Oriundo de Palmira, El Chupeta estudió ingeniería industrial pero nunca terminó la carrera porque en su camino se cruzaron los jefes del Cártel de Cali, Gilberto y Miguel Rodríguez Orejuela, a quienes conoció en el mundo de los caballos de paso fino. Ellos vieron en el joven jinete aptitudes de líder mafioso por su inteligencia, su seriedad y su personalidad recia.

En 1987, a los 24 años, Ramírez Abadía comenzó a enviar cargamentos de cocaína hacia Estados Unidos, varios a través de México, en sociedad con Amado Carrillo Fuentes, El Señor de los Cielos, y El Chapo Guzmán.

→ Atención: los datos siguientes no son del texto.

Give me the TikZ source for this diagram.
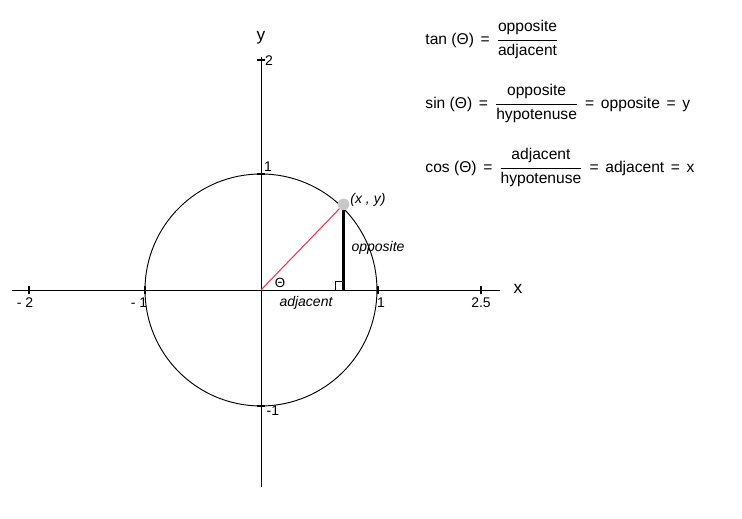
\documentclass[tikz,border=0pt]{standalone}
\usepackage{fontspec}
\setmainfont{Liberation Sans}
\usepackage{amsmath}
\usetikzlibrary{positioning}

\definecolor{dotgray}{RGB}{200,200,200}
\definecolor{radiusred}{RGB}{245,55,75}

% fraction of two words, a bit more open than \dfrac
\newcommand{\ratio}[2]{$\dfrac{\rule[-5pt]{0pt}{10pt}\text{#1}}{\rule[-3pt]{0pt}{13pt}\text{#2}}$}
\newcommand{\eqgap}{\hspace{5pt}=\hspace{5pt}}

\begin{document}
\begin{tikzpicture}[x=87pt,y=87pt, line width=0.7pt,
    axistick/.style={line width=1.4pt},
    ticklabel/.style={inner sep=0pt, font=\fontsize{10.5}{12}\selectfont},
    sidelabel/.style={inner sep=0pt, font=\itshape\fontsize{10.5}{12}\selectfont},
    eqrow/.style={anchor=west, inner sep=0pt, font=\fontsize{11.7}{14}\selectfont}]
  \useasboundingbox (-2.25,-1.966) rectangle (4.147,2.5);

  % axes
  \coordinate (O) at (0,0);
  \coordinate (xmin) at (-2.147,0);
  \coordinate (xmax) at (2.06,0);
  \coordinate (ymin) at (0,-1.698);
  \coordinate (ymax) at (0,2.009);
  \draw (xmin) -- (xmax);
  \draw (ymin) -- (ymax);
  \foreach \t in {-2,-1,1.009,1.897}
    \draw[axistick] (\t,-0.035) -- (\t,0.035);
  \foreach \t in {1.983,1,-1}
    \draw[axistick] (-0.035,\t) -- (0.035,\t);

  \node[ticklabel] (xm2) at (-2.034,-0.112) {- 2};
  \node[ticklabel] (xm1) at (-1.052,-0.112) {- 1};
  \node[ticklabel] (xp1) at (1.034,-0.112) {1};
  \node[ticklabel] (xp25) at (1.897,-0.112) {2.5};
  \node[ticklabel] (yp2) at (0.069,1.974) {2};
  \node[ticklabel] (yp1) at (0.06,1.06) {1};
  \node[ticklabel] (ym1) at (0.103,-1.043) {-1};
  \node[font=\fontsize{13}{15}\selectfont] (xname) at (2.216,0.009) {x};
  \node[font=\fontsize{13}{15}\selectfont] (yname) at (0,2.172) {y};

  % unit circle and triangle
  \draw (O) circle[radius=1];
  \coordinate (P) at (46:1.025);
  \coordinate (F) at (P |- O);
  \draw[radiusred, line width=0.8pt] (O) -- (P);
  \draw[line width=1.7pt] (P) -- (F);
  \draw[line width=0.6pt] (F) ++(-0.07,0) rectangle ++(0.07,0.07);
  \fill[dotgray] (P) circle[radius=0.05];

  \node[sidelabel] (pt) at (0.922,0.776) {(x , y)};
  \node[sidelabel] (opp) at (1.009,0.362) {opposite};
  \node[sidelabel] (adj) at (0.388,-0.112) {adjacent};
  \node[inner sep=0pt, font=\fontsize{10}{12}\selectfont] (theta) at (0.164,0.06) {Θ};

  % ratios
  \node[eqrow] (tanrow) at (1.414,2.155) {tan (Θ)\eqgap\ratio{opposite}{adjacent}};
  \node[eqrow] (sinrow) at (1.414,1.603) {sin (Θ)\eqgap\ratio{opposite}{hypotenuse}\eqgap opposite\eqgap y};
  \node[eqrow] (cosrow) at (1.414,1.052) {cos (Θ)\eqgap\ratio{adjacent}{hypotenuse}\eqgap adjacent\eqgap x};
\end{tikzpicture}
\end{document}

En 1995, cuando fueron capturados los hermanos Rodríguez Orejuela, El Chupeta ya era un acaudalado narcotraficante con propiedades en Colombia, Panamá, Nueva York, Los Ángeles y Chicago. Había construido una empresa criminal integrada por sicarios, abogados, testaferros, corredores de bolsa e intermediarios bancarios que encontraron nuevas fórmulas para lavar activos en paraísos fiscales y en los mercados financieros internacionales.

“Una fortaleza del Chupeta giraba alrededor de su oficina de abogados y contadores, que lo asesoraban en cada paso que daba”, señala Naranjo.

El brazo derecho y hombre de mayor confianza del Chupeta era su contador, Laureano Rentería, quien por instrucciones del capo llevaba un registro minucioso de todos los ingresos y gastos de la organización.

Naranjo recuerda que en su estructura de seguridad, el narcotraficante contaba con “temibles delincuentes”, como El Cucaracha, El Pescuezo y El Diablo.

Estos sicarios comandaron el ejército que el capo utilizó para consolidar su poder dentro del Cártel del Norte del Valle y perseguir a sus enemigos.